There's another problem, of course. A daily currency exchange is about four or five trillion U.S. equivalent. The U.S. economy is now $20 trillion. Global merchandise trade is over $25 trillion. All of the gold that the human race has mined in total, in the last 6,000 years of history, is only about $10 trillion. And only a few single digits of percentage of that is available for use day to day. Because most of the world's gold is in things like wedding bands and museum exhibits and semiconductors. So not only theoretically is there not enough there, even if it was all pooled somehow, if we did go back to some sort of gold-based system, it would have a crushing impact on economic growth, because you would have hyperinflation triggered by the currency itself. And this is one of those things that most of those people who think that we should move on to something beyond the dollar tend to dismiss, or {what those who} think that we need to go back to an asset-backed system tend to miss. The human race in its current position with over 8 billion people at a combined global GDP pushing $100 trillion cannot function without fiat currency.
... I'm not necessarily saying that you shouldn't invest in gold. ... I would just point out that with many of the world's secondary central banks physically repatriating their gold, it is being removed from currency exchanges, and it is becoming a non-factor.
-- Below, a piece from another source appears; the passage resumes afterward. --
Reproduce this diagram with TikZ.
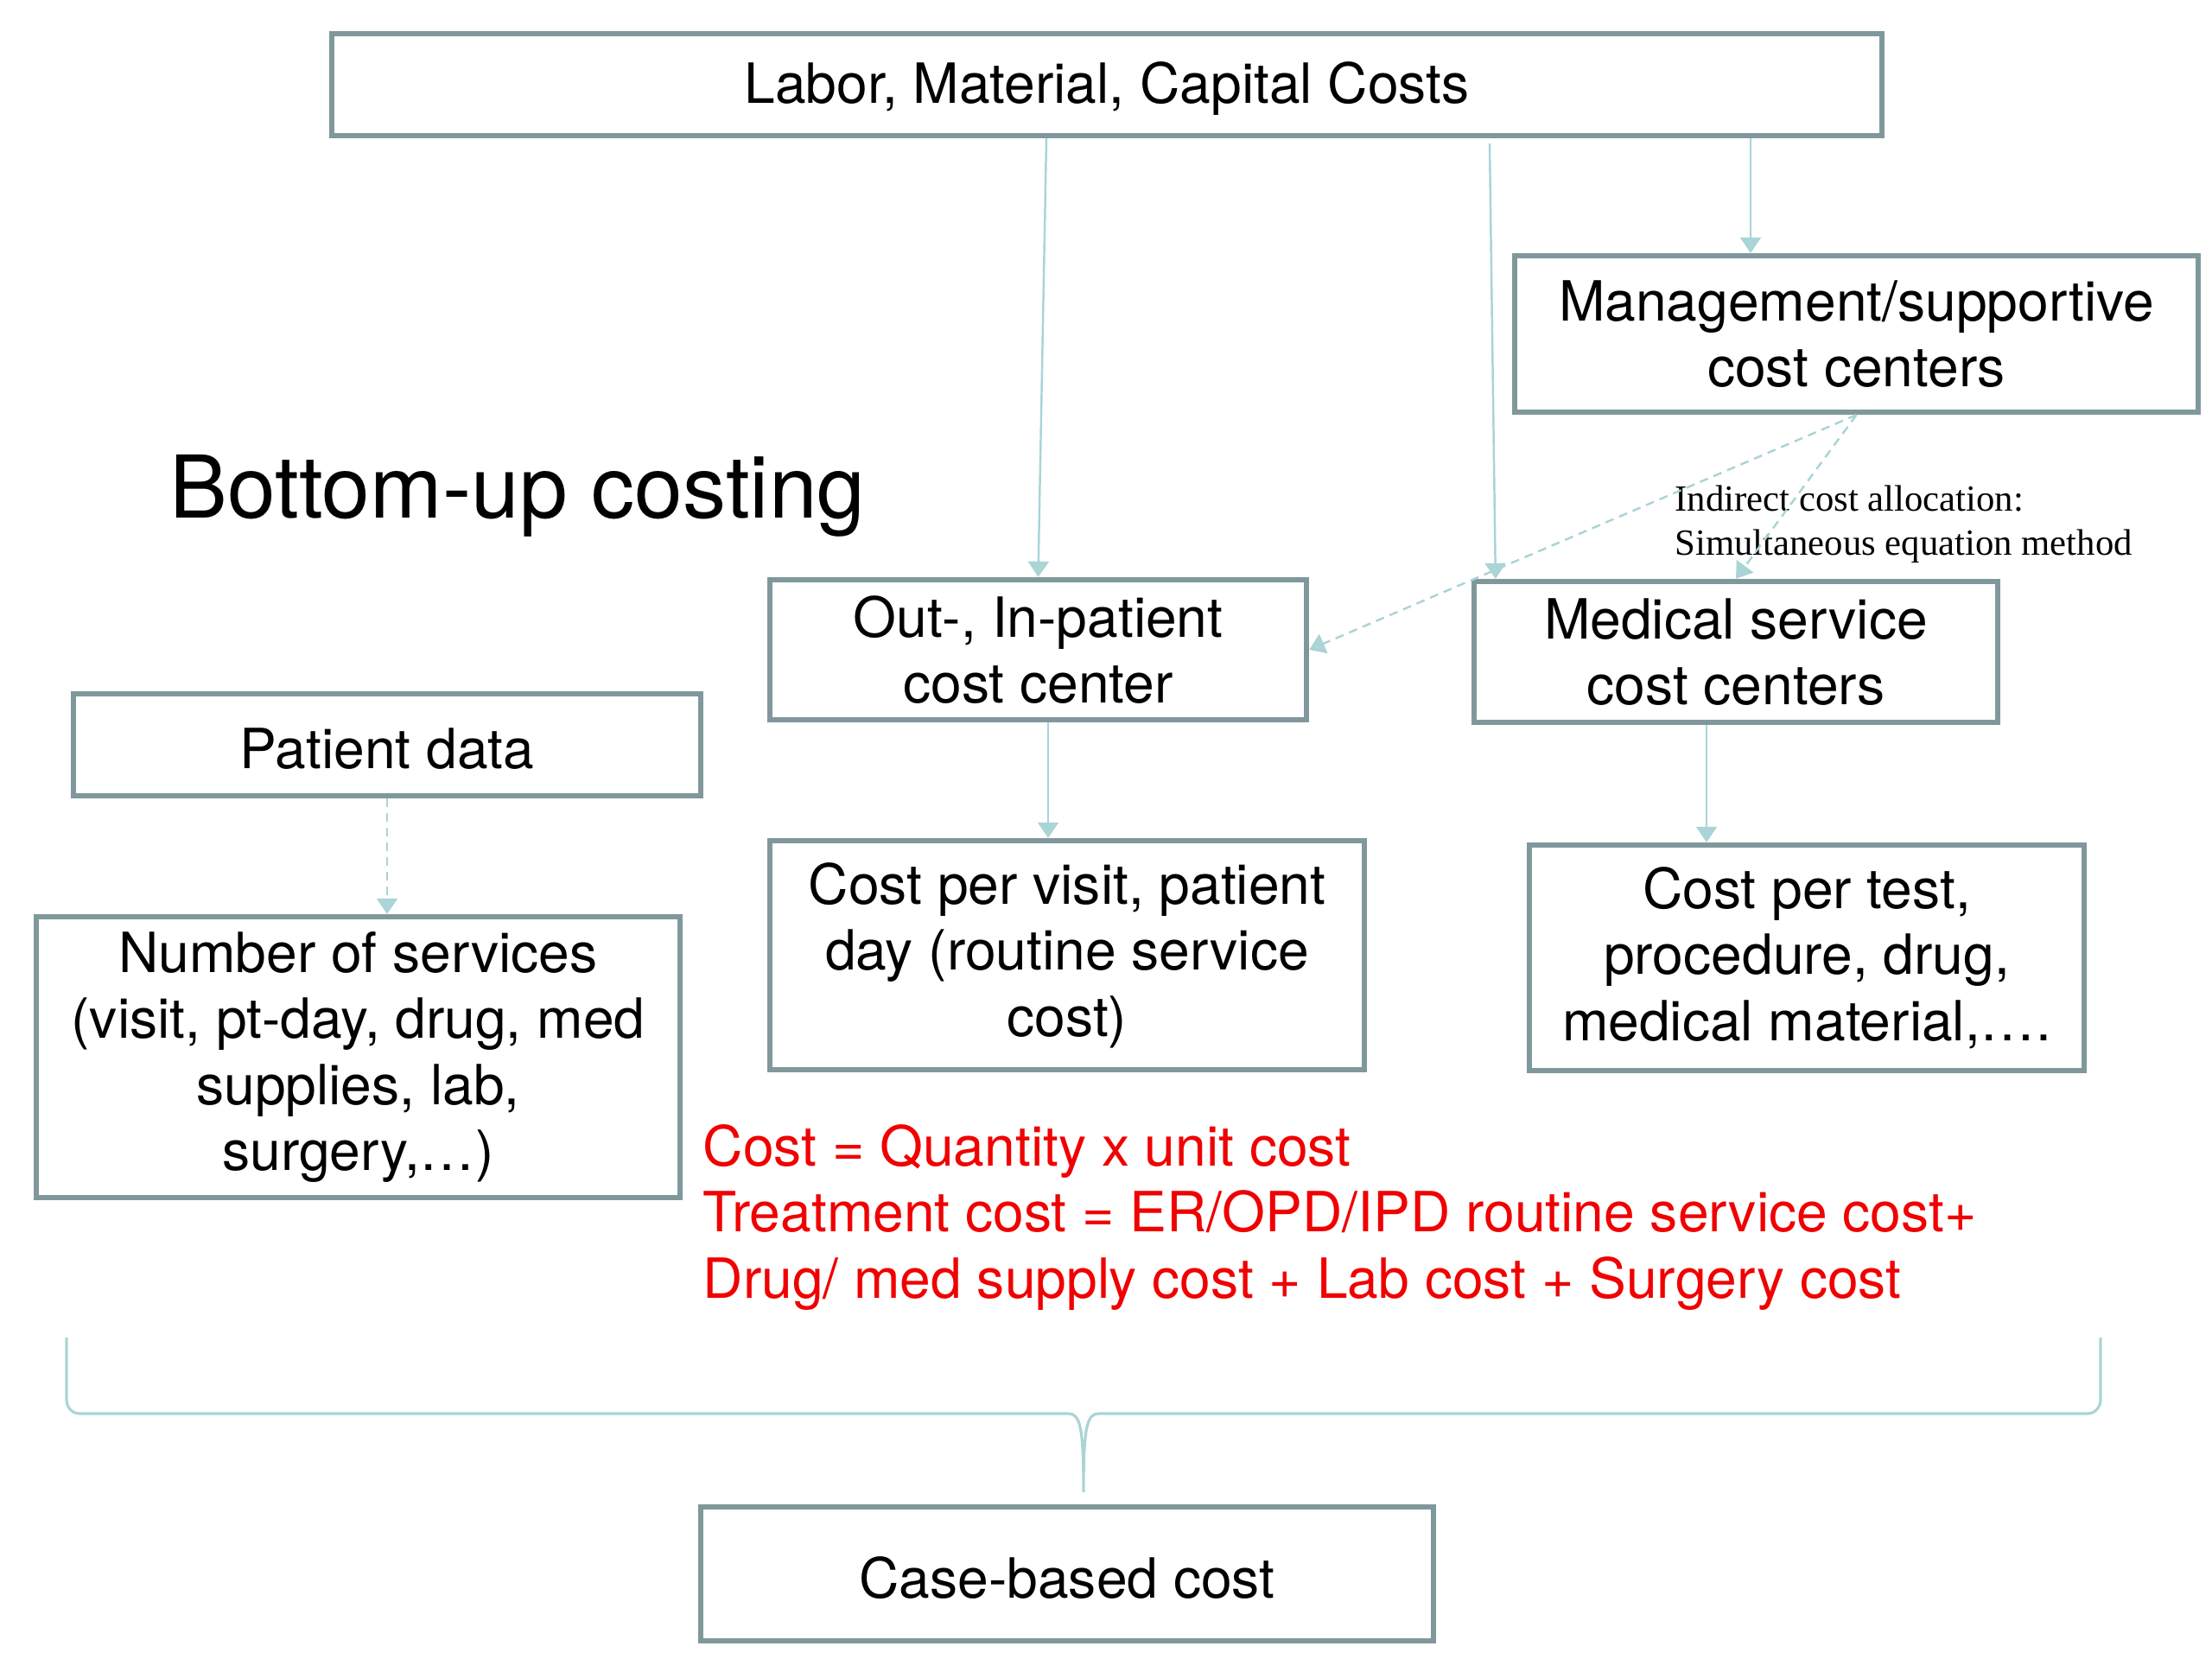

No movement up, no movement down. They are basically repudiating the open exchange system that underpins most financially liquid markets. Now, does that mean that gold has no use? Of course not. In addition to its industrial uses and its jewelry uses, it can still be used as a method of exchange.
But by removing gold from the digital system, it means you have to do so physically. So one of the ways the Russians, for example, are getting around the sanctions regime is to physically load gold up into a plane and fly it to a country that they're buying stuff from. That is neither bullish nor bearish for gold, because it never sees the light of day. It never gets exchanged in a traditional sense that can push the market up or down. So, does that make the case for gold more or less viable? I'd say neither. It just makes it smaller.